Несмотря на то что папа, как мне кажется, в то время не интересовался политикой, он регулярно следил за ежедневными новостями. Спрашивается, ну откуда мне было знать об этом? Между тем всё очень просто, из нашего видавшего виды радиоприёмника часто звучало скучнейшее: «Передаём последние известия», и я никак не мог сообразить, как же так, обещают, что эти ненавистные мне известия будут последними, а спустя какое-то время их передают вновь и вновь!
Много-много лет спустя после того памятного дня, когда умер Сталин и плакал сражённый горем отец, состоялся у меня с ним один примечательный разговор. К тому времени я уже был членом партии, работал в газете. Стояли глухие брежневские времена, страна готовилась с помпой отметить семидесятилетний юбилей надоевшего всем генсека, и пресса, радио, телевидение без устали трубили о его выдающихся заслугах. Все мы давно понимали, что идет явный перебор, но плыли по течению, не особо утруждая себя подобными размышлениями. Тогда-то и задал мне папа этот вопрос: «Что, новый культ личности, теперь уже Брежнева, насаждают?» Я что-то мямлил в ответ, дескать, культ – это ведь не только славословие в чей-то персональный адрес, но и массовые репрессии, казни, сейчас же всего этого нет. Отец вроде бы согласился, но я видел, что мои доводы его всё-таки не убедили.

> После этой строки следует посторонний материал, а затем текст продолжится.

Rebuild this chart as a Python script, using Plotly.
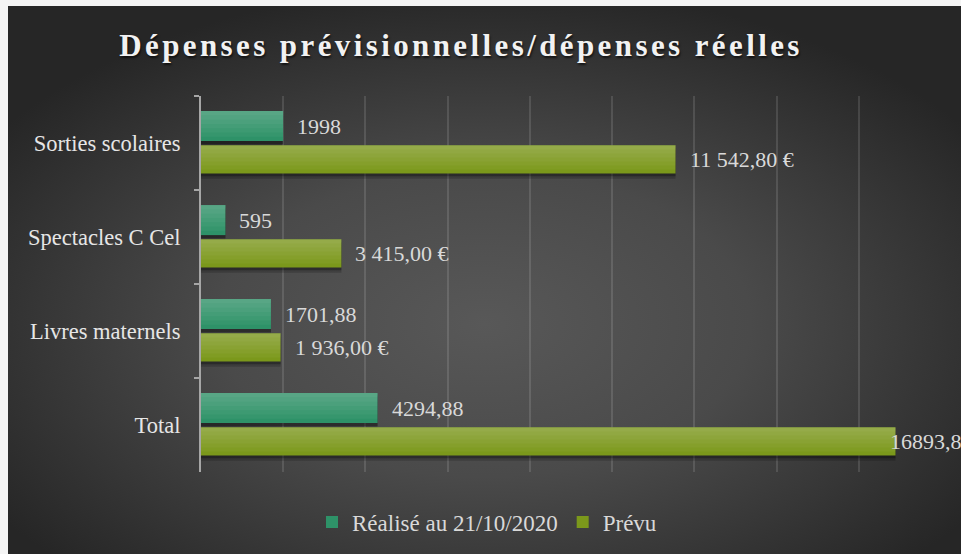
import base64
import plotly.graph_objects as go

# ---------------- data ----------------
categories = ["Sorties scolaires", "Spectacles C Cel", "Livres maternels", "Total"]
realise = [1998, 595, 1701.88, 4294.88]
prevu = [11542.8, 3415.0, 1936.0, 16893.8]
realise_labels = ["1998", "595", "1701,88", "4294,88"]
prevu_labels = ["11 542,80 €", "3 415,00 €", "1 936,00 €", "16893,8"]
series_names = ["Réalisé au 21/10/2020", "Prévu"]
title_text = "Dépenses prévisionnelles/dépenses réelles"

# ---------------- style ----------------
W, H = 961, 554
L, R, T, B = 201, 20, 96, 82
PW, PH = W - L - R, H - T - B
FONT = "Liberation Serif, 'Times New Roman', serif"

styles = [
    dict(color="#2E9268", off=-0.34, w=0.32, lab_shift=12),
    dict(color="#7B981B", off=0.025, w=0.30, lab_shift=12),
]
values = [realise, prevu]
labels = [realise_labels, prevu_labels]

fig = go.Figure()

# soft shadows (two layers)
for vals, st in zip(values, styles):
    for d, a in ((0.055, 0.18), (0.03, 0.28)):
        fig.add_trace(go.Bar(
            y=categories, x=vals, orientation="h",
            offset=st["off"] + d, width=st["w"],
            marker=dict(color=f"rgba(0,0,0,{a})", line=dict(width=0)),
            showlegend=False, hoverinfo="skip"))

# main bars
for vals, st, name in zip(values, styles, series_names):
    fig.add_trace(go.Bar(
        y=categories, x=vals, orientation="h", name=name,
        offset=st["off"], width=st["w"],
        marker=dict(color=st["color"], line=dict(width=0)),
        hoverinfo="skip"))

# gradient highlights (stacked translucent layers from top)
for vals, st in zip(values, styles):
    for j in range(1, 7):
        frac = 1 - j / 7
        fig.add_trace(go.Bar(
            y=categories, x=vals, orientation="h",
            offset=st["off"], width=st["w"] * frac,
            marker=dict(color="rgba(255,255,255,0.04)", line=dict(width=0)),
            showlegend=False, hoverinfo="skip"))

# value labels
annotations = []
for vals, labs, st in zip(values, labels, styles):
    for i, (v, lab) in enumerate(zip(vals, labs)):
        shift = st["lab_shift"]
        if v > 16000:
            shift = -8
        annotations.append(dict(
            x=v, y=i + st["off"] + st["w"] / 2, xref="x", yref="y",
            text=lab, showarrow=False, xanchor="left", yanchor="middle",
            xshift=shift, font=dict(family=FONT, size=22, color="#d9d9d9")))

# background radial gradient
svg = ('<svg xmlns="http://www.w3.org/2000/svg" width="953" height="548" '
       'viewBox="0 0 953 548" preserveAspectRatio="none"><defs>'
       '<radialGradient id="g" cx="0.5" cy="0.58" r="0.62">'
       '<stop offset="0" stop-color="#585858"/>'
       '<stop offset="0.45" stop-color="#4a4a4a"/>'
       '<stop offset="1" stop-color="#262626"/>'
       '</radialGradient></defs>'
       '<rect width="953" height="548" fill="url(#g)"/></svg>')
src = "data:image/svg+xml;base64," + base64.b64encode(svg.encode()).decode()

fig.update_layout(
    width=W, height=H,
    margin=dict(l=L, r=R, t=T, b=B, autoexpand=False),
    paper_bgcolor="#f4f4f4",
    plot_bgcolor="rgba(0,0,0,0)",
    barmode="overlay",
    hovermode=False,
    title=dict(text="<b>" + title_text + "</b>", x=461 / W, xanchor="center",
               y=1 - 45 / H, yanchor="middle",
               font=dict(family=FONT, size=31, color="#f2f2f2",
                         shadow="1px 2px 2px rgba(0,0,0,0.6)")),
    xaxis=dict(range=[0, 18000], tick0=0, dtick=2000, showticklabels=False,
               showgrid=True, gridcolor="rgba(255,255,255,0.12)", gridwidth=1.5,
               zeroline=False, showline=False, ticks=""),
    yaxis=dict(type="category", categoryorder="array", categoryarray=categories,
               range=[3.5, -0.5], showgrid=False, zeroline=False,
               showline=True, linecolor="#a6a6a6", linewidth=2,
               ticks="outside", tickson="boundaries", ticklen=5,
               tickcolor="#a6a6a6", tickwidth=2, ticklabelstandoff=14,
               tickfont=dict(family=FONT, size=22.5, color="#e6e6e6")),
    legend=dict(orientation="h", x=(312 - L) / PW, xanchor="left",
                y=(472 - 522) / PH, yanchor="middle",
                font=dict(family=FONT, size=23, color="#d9d9d9"),
                bgcolor="rgba(0,0,0,0)", itemwidth=30),
    annotations=annotations,
    images=[dict(source=src, xref="paper", yref="paper",
                 x=(8 - L) / PW, y=1 + (T - 6) / PH,
                 sizex=(W - 8) / PW, sizey=(H - 6) / PH,
                 xanchor="left", yanchor="top", sizing="stretch", layer="below")],
)

post = ("document.body.style.margin='0';"
        "function ls(){document.querySelectorAll('.gtitle').forEach(function(e){e.style.letterSpacing='3.4px';});}"
        "ls();setTimeout(ls,0);setTimeout(ls,200);")
fig.write_html("out.html", post_script=post, config={"displayModeBar": False})
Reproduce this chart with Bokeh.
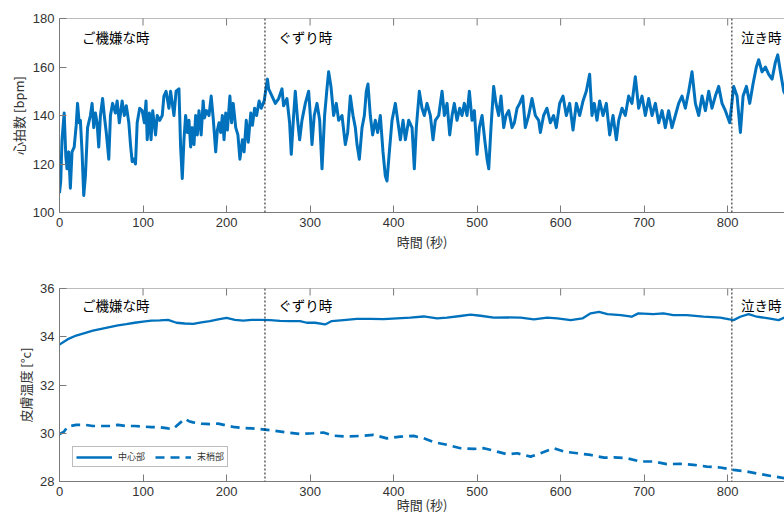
import math
from bokeh.plotting import figure
from bokeh.models import Range1d, Span, Legend, LegendItem, FixedTicker
from bokeh.layouts import column
from bokeh.embed import file_html
from bokeh.resources import INLINE
from bokeh.core.properties import value

# ---------------- data ----------------
hr_time = [0, 1.5, 3, 5.6, 7.6, 9, 11, 13, 15, 17.6, 20, 21.6, 23.6, 25, 27, 29, 31, 33.6, 37, 39, 41, 43, 45, 47, 49,
           51.6, 53.6, 56, 59, 61, 63.6, 67, 69, 71.6, 75, 77.6, 80, 83, 85, 87, 89, 91, 93, 96, 99, 101.6, 103.6,
           105, 107.6, 109.6, 111.6, 115, 117, 120, 123, 125, 127.6, 131, 133, 135, 137, 139.6, 143, 145, 147, 149,
           151, 153, 155, 157, 159, 161, 163, 165, 167, 169.6, 172, 173.6, 176, 179, 181.6, 184, 187, 189, 191, 193,
           195, 197, 199, 201, 204, 206, 208, 211, 213.6, 216, 219, 221, 223.6, 226, 229, 231, 233.6, 236, 239,
           241.6, 245, 249,
           250.4, 254.4, 258.4, 262.4, 266.4, 268.3, 272.3, 275.5, 277.5, 280.3, 282.3, 285.1, 287.5, 290.3, 294.3,
           298.3, 300.3, 302.3, 305, 308.3, 311.5, 314.3, 317.4, 320.2, 322.2, 325, 328.2, 331.4, 334.2, 338.2,
           342.2, 345, 348.2, 351.4, 354.2, 356.2, 359, 362.2, 365, 367.3, 369.3, 372.1, 374.9, 378.1, 380.9, 384.1,
           387.3, 390.1, 392.1, 394.9, 398.1, 402.1, 404.9, 408.1, 411.3, 414.1, 418.1, 422.1, 424.8, 427.2, 430.8,
           434, 436.8, 440, 444, 447.2, 450, 454, 458, 460.8, 464, 467.2, 470, 472.7, 475.9, 479.1, 481.9, 484.7,
           487.9, 490.7, 493.9, 496.7, 499.9, 502.7, 505.9, 509.1, 511.9, 513.9, 516.6, 519.8, 522.6, 525.8, 528.6,
           531.8, 534.6, 537.8, 541.8, 544.6, 547.8, 551, 554.6,
           557.7, 561.7, 565.7, 569.7, 573.7, 575.7, 579.6, 583.6, 587.6, 591.6, 594.8, 598.8, 602.8, 606.8, 610.8,
           614.8, 618.8, 622.8, 626.8, 630.7, 634.7, 637.5, 640.3, 643.5, 646.7, 650.7, 654.7, 658.7, 662.7, 666.7,
           669.5, 673.5, 677.4, 681.4, 685.4, 689.4, 693.4, 697.4, 701.4, 705.4, 709.4, 713.4, 717.4, 721.4, 725.3,
           729.3, 733.3, 737.3, 741.3, 745.3, 749.3, 753.3, 757.3, 761.3, 765.3, 769.3, 773.3, 777.3, 781.2, 785.2,
           789.2, 793.2, 797.2, 802.4, 807.2, 811.2, 815.2, 818.4, 822.4, 826.4, 830.3, 834.3, 837.1, 841.1, 845.1,
           849.1, 853.1, 857.1, 859.9, 863.1, 867.1, 870]
hr_bpm = [108, 113, 130, 141, 123, 118, 125, 110, 125, 127, 136, 145, 137, 138, 125, 107, 115, 135, 140, 145, 135, 141,
          137, 127, 140, 147, 140, 133, 122, 140, 145, 141, 146, 137, 146, 140, 144, 137, 128, 121, 122, 120, 137, 143,
          142, 137, 146, 130, 141, 130, 142, 132, 140, 138, 140, 148, 150, 143, 150, 145, 140, 150, 151, 127, 114, 130,
          140, 133, 138, 127, 135, 128, 140, 132, 142, 132, 146, 139, 142, 140, 148, 139, 125, 134, 137, 133, 140, 130,
          141, 134, 148, 137, 145, 135, 132, 122, 130, 125, 138, 129, 141, 136, 143, 140, 146, 143, 146, 155,
          151, 148, 145, 147, 151, 144, 147, 137, 124, 140, 150, 138, 130, 138, 145, 150, 140, 128, 140, 145, 138, 118,
          140, 151, 158, 152, 140, 145, 138, 140, 128, 133, 148, 140, 135, 128, 122, 135, 140, 150, 153, 140, 132, 138,
          133, 140, 125, 115, 113, 125, 138, 145, 138, 130, 138, 130, 138, 135, 118, 135, 150, 143, 140, 145, 140, 130,
          138, 140, 150, 140, 145, 132, 140, 145, 138, 143, 140, 145, 140, 150, 138, 142, 124, 135, 140, 130, 122, 118,
          135, 152, 145, 140, 148, 135, 140, 142, 135, 137, 143, 145, 148,
          135, 140, 147, 140, 138, 133, 140, 143, 137, 140, 135, 145, 148, 140, 145, 134, 145, 140, 146, 150, 157, 140,
          145, 138, 146, 140, 145, 132, 140, 130, 138, 143, 140, 148, 145, 156, 143, 148, 140, 147, 140, 145, 137, 142,
          135, 142, 135, 140, 145, 148, 143, 150, 158, 145, 140, 148, 142, 150, 143, 148, 152, 145, 142, 137, 152, 148,
          133, 148, 152, 145, 153, 160, 163, 158, 160, 157, 155, 162, 165, 158, 150, 148]

core_time = [0, 10, 20, 30, 40, 50, 60, 70, 80, 90, 100, 110, 120, 130, 140, 150, 160, 170, 180, 190, 200, 210, 220,
             230, 240, 252, 264, 276, 288, 296, 306, 318, 326, 340, 356, 372, 388, 404, 420, 436, 452, 464, 480, 492,
             504, 520, 536, 552, 568, 584, 596, 612, 626, 636, 646, 656, 672, 685, 693, 711, 723, 735, 751, 771, 791,
             807, 815, 825, 835, 849, 861, 870]
core_temp = [33.68, 33.9, 34.05, 34.15, 34.25, 34.33, 34.4, 34.47, 34.52, 34.58, 34.63, 34.67, 34.68, 34.7, 34.58,
             34.55, 34.53, 34.6, 34.65, 34.72, 34.78, 34.7, 34.67, 34.7, 34.7, 34.69, 34.66, 34.65, 34.65, 34.58, 34.58,
             34.51, 34.65, 34.69, 34.74, 34.74, 34.73, 34.76, 34.79, 34.84, 34.76, 34.79, 34.86, 34.92, 34.87, 34.79,
             34.8, 34.79, 34.72, 34.79, 34.76, 34.69, 34.76, 34.97, 35.03, 34.94, 34.9, 34.83, 34.97, 34.94, 34.97,
             34.9, 34.9, 34.83, 34.79, 34.69, 34.83, 34.94, 34.83, 34.76, 34.69, 34.83]

peri_time = [0, 5, 10, 20, 30, 40, 50, 60, 70, 80, 90, 100, 110, 120, 130, 136, 140, 145, 150, 155, 160, 170, 180, 190,
             200, 210, 220, 230, 240, 256, 272, 288, 304, 316, 328, 344, 360, 376, 392, 408, 424, 436, 448, 464, 480,
             496, 508, 524, 536, 548, 564, 576, 592, 604, 620, 636, 652, 664, 679, 695, 711, 727, 743, 759, 775, 791,
             807, 823, 839, 855, 868]
peri_temp = [29.97, 30.05, 30.28, 30.35, 30.35, 30.3, 30.3, 30.3, 30.35, 30.3, 30.3, 30.28, 30.25, 30.25, 30.2, 30.18,
             30.3, 30.45, 30.6, 30.5, 30.45, 30.4, 30.38, 30.4, 30.32, 30.25, 30.22, 30.2, 30.17, 30.11, 30.03, 29.97,
             30.0, 30.03, 29.9, 29.86, 29.89, 29.93, 29.79, 29.86, 29.89, 29.79, 29.63, 29.52, 29.38, 29.35, 29.38,
             29.24, 29.13, 29.17, 29.03, 29.17, 29.38, 29.24, 29.17, 29.1, 28.99, 29.0, 28.97, 28.83, 28.83, 28.72,
             28.73, 28.69, 28.62, 28.58, 28.48, 28.41, 28.31, 28.21, 28.14]

phase_start = [246, 805]
phase_labels = ["ご機嫌な時", "ぐずり時", "泣き時"]
phase_label_x = [27, 262, 816]

x_ticks = [0, 100, 200, 300, 400, 500, 600, 700, 800]
hr_ticks = [100, 120, 140, 160, 180]
temp_ticks = [28, 30, 32, 34, 36]
legend_labels = ["中心部", "末梢部"]

# ---------------- style ----------------
BLUE = "#0072BD"
AX = "#7a7a7a"
TXT = "#333333"
JP = "Noto Sans CJK JP"


def make_fig(height, top_border, yr, yticks, ylabel, label_standoff):
    p = figure(width=784, height=height, x_range=Range1d(0, 868), y_range=Range1d(*yr),
               output_backend="svg", toolbar_location=None,
               min_border_left=59, min_border_right=0, min_border_top=top_border, min_border_bottom=0)
    p.outline_line_color = None
    p.grid.visible = False
    p.background_fill_color = "white"
    p.xaxis.ticker = FixedTicker(ticks=x_ticks)
    p.yaxis.ticker = FixedTicker(ticks=yticks)
    p.xaxis.axis_label = "時間 (秒)"
    p.yaxis.axis_label = ylabel
    for ax in p.xaxis + p.yaxis:
        ax.major_tick_in = 7
        ax.major_tick_out = 0
        ax.minor_tick_in = 0
        ax.minor_tick_out = 0
        ax.axis_line_color = AX
        ax.major_tick_line_color = AX
        ax.major_label_text_color = TXT
        ax.major_label_text_font = "Liberation Sans"
        ax.major_label_text_font_size = "13px"
        ax.major_label_standoff = 5
        ax.axis_label_text_color = TXT
        ax.axis_label_text_font = JP
        ax.axis_label_text_font_style = "normal"
        ax.axis_label_text_font_size = "13px"
        ax.axis_label_standoff = 2
    p.xaxis.axis_label_standoff = label_standoff
    # top border of the box with inward ticks
    p.add_layout(Span(location=yr[1], dimension="width", line_color=AX, line_width=1))
    p.scatter(x=x_ticks, y=[yr[1]] * len(x_ticks), marker="dash", angle=math.pi / 2, size=14,
              line_color=AX, line_width=1)
    for xs in phase_start:
        p.add_layout(Span(location=xs, dimension="height", line_color="#111111",
                          line_dash="2 2", line_width=1))
    return p


p1 = make_fig(253, 18, (100, 180), hr_ticks, "心拍数 [bpm]", 2)
p1.line(hr_time, hr_bpm, line_color=BLUE, line_width=3, line_join="round")
p1.text(x=phase_label_x, y=[172.3] * 3, text=phase_labels, text_font=value(JP), text_font_size="13.5px",
        text_color="black", text_baseline="middle", text_align="left")

p2 = make_fig(263, 35, (28, 36), temp_ticks, "皮膚温度 [°c]", -4)
r_core = p2.line(core_time, core_temp, line_color=BLUE, line_width=2.3, line_join="round")
r_peri = p2.line(peri_time, peri_temp, line_color=BLUE, line_width=2.7, line_dash="9 6")
p2.text(x=phase_label_x, y=[35.31] * 3, text=phase_labels, text_font=value(JP), text_font_size="13.5px",
        text_color="black", text_baseline="middle", text_align="left")

legend = Legend(items=[LegendItem(label=legend_labels[0], renderers=[r_core]),
                       LegendItem(label=legend_labels[1], renderers=[r_peri])],
                location=(13, 14), orientation="horizontal")
legend.label_text_font = JP
legend.label_text_font_size = "9px"
legend.label_text_color = TXT
legend.glyph_width = 36
legend.glyph_height = 10
legend.label_standoff = 6
legend.spacing = 10
legend.padding = 3
legend.margin = 0
legend.border_line_color = AX
legend.border_line_width = 1
legend.background_fill_alpha = 1
p2.add_layout(legend)

layout = column(p1, p2, spacing=0)
open("out.html", "w").write(file_html(layout, INLINE))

Жалею, что ни тогда, ни позже я не спросил его, помнит ли он тот самый далёкий мартовский день, который навечно запал мне в душу. Вообще я очень о многом не успел расспросить папу, хотя мысль такая в последние годы его жизни меня посещала все чаще. Но кто же мог знать, что он уйдет от нас так неожиданно рано.
Мне, как и многим моим сверстникам, частенько приходилось размышлять о Сталине и его эпохе, как-никак, я ведь тоже в какой-то степени был его современником и застал те лихие времена, пусть совсем маленьким и на самом их излете.